The right decision depends on legal entity complexity, acquisition history, shared services maturity, reporting deadlines, and the organization's tolerance for interim controls. Enterprises with highly fragmented finance operations often benefit from a phased deployment anchored by a common chart of accounts policy and centralized data governance. More standardized organizations may be able to execute a broader wave if mock migrations and process simulations show stable reconciliation outcomes.
- Use big bang only when account design, data quality, and close process simulation are already stable.
- Use phased rollout when statutory variation, local process divergence, or integration complexity remains high.
- Avoid hybrid sequencing without explicit interim reporting controls and ownership for cross-system reconciliations.
- Tie wave planning to finance calendar constraints, audit windows, and shared services capacity.
Executive recommendations for finance transformation leaders
First, treat chart of accounts design as a board-level finance control issue, not a configuration workshop output.
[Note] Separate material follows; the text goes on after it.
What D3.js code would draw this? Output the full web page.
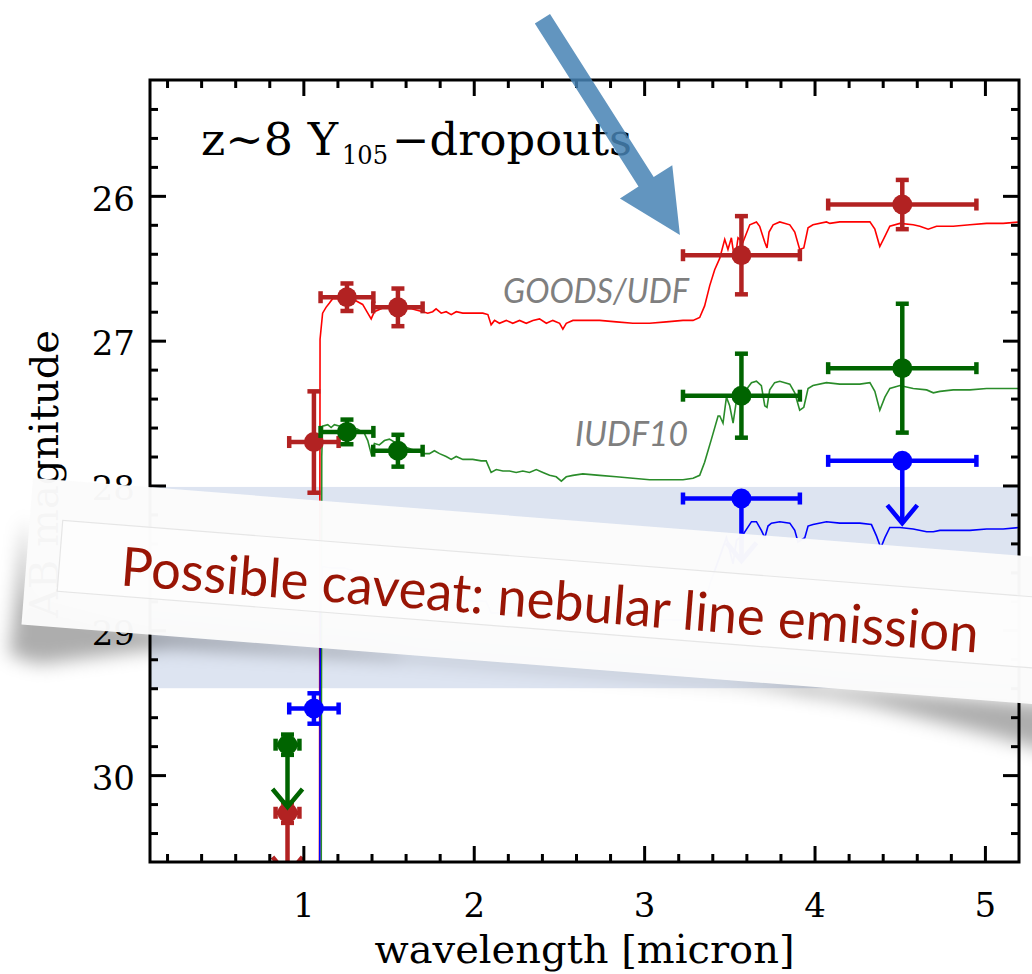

Second, fund data harmonization as a core modernization workstream with named owners, measurable quality thresholds, and post-go-live stewardship. Third, require the PMO to report on finance readiness indicators alongside technical milestones. Fourth, align onboarding, workflow standardization, and support design to the target control model rather than to software navigation alone.
Most importantly, define success in operational terms. A successful finance ERP migration is one where close cycles remain controlled, reporting is trusted, local teams can execute standardized workflows, and the enterprise can scale acquisitions, new entities, and regulatory change without rebuilding the accounting structure. That is the real value of implementation governance: not just getting live, but creating a finance platform that supports connected enterprise operations over time.